— START OF Given material —

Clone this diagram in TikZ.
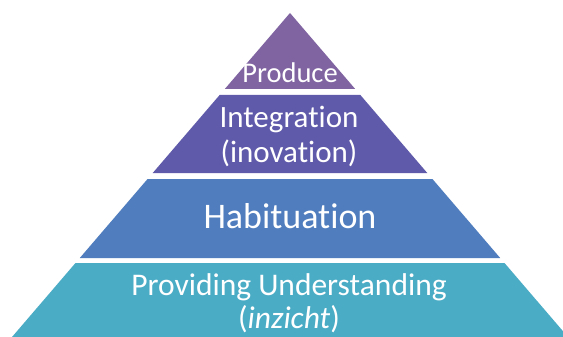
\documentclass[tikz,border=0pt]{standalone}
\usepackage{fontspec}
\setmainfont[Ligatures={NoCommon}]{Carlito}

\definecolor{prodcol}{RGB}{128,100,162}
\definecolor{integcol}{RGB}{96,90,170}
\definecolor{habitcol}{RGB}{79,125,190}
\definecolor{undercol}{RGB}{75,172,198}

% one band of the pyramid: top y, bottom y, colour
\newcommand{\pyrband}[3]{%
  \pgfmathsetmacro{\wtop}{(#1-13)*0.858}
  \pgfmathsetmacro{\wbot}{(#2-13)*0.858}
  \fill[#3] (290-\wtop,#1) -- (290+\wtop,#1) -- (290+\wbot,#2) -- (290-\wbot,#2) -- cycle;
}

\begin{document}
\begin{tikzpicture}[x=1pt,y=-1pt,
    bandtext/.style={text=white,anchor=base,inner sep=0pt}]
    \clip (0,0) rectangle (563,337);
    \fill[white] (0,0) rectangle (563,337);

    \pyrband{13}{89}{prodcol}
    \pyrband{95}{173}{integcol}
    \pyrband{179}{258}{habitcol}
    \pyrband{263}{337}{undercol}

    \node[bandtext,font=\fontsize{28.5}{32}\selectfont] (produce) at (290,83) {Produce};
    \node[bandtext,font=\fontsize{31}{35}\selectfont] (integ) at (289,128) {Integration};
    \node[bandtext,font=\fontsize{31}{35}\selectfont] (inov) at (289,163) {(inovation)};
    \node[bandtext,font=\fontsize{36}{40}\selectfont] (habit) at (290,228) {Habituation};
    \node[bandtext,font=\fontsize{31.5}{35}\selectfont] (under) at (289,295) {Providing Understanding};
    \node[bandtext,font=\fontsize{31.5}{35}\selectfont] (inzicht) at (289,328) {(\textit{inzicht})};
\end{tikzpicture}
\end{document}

— END OF Given material —

- _Stated exercise_: Return each line from the material above exactly, but not the pictures.

- _Response_:
Clone this diagram in TikZ.
\documentclass[tikz,border=0pt]{standalone}
\usepackage{fontspec}
\setmainfont[Ligatures={NoCommon}]{Carlito}

\definecolor{prodcol}{RGB}{128,100,162}
\definecolor{integcol}{RGB}{96,90,170}
\definecolor{habitcol}{RGB}{79,125,190}
\definecolor{undercol}{RGB}{75,172,198}

% one band of the pyramid: top y, bottom y, colour
\newcommand{\pyrband}[3]{%
  \pgfmathsetmacro{\wtop}{(#1-13)*0.858}
  \pgfmathsetmacro{\wbot}{(#2-13)*0.858}
  \fill[#3] (290-\wtop,#1) -- (290+\wtop,#1) -- (290+\wbot,#2) -- (290-\wbot,#2) -- cycle;
}

\begin{document}
\begin{tikzpicture}[x=1pt,y=-1pt,
    bandtext/.style={text=white,anchor=base,inner sep=0pt}]
    \clip (0,0) rectangle (563,337);
    \fill[white] (0,0) rectangle (563,337);

    \pyrband{13}{89}{prodcol}
    \pyrband{95}{173}{integcol}
    \pyrband{179}{258}{habitcol}
    \pyrband{263}{337}{undercol}

    \node[bandtext,font=\fontsize{28.5}{32}\selectfont] (produce) at (290,83) {Produce};
    \node[bandtext,font=\fontsize{31}{35}\selectfont] (integ) at (289,128) {Integration};
    \node[bandtext,font=\fontsize{31}{35}\selectfont] (inov) at (289,163) {(inovation)};
    \node[bandtext,font=\fontsize{36}{40}\selectfont] (habit) at (290,228) {Habituation};
    \node[bandtext,font=\fontsize{31.5}{35}\selectfont] (under) at (289,295) {Providing Understanding};
    \node[bandtext,font=\fontsize{31.5}{35}\selectfont] (inzicht) at (289,328) {(\textit{inzicht})};
\end{tikzpicture}
\end{document}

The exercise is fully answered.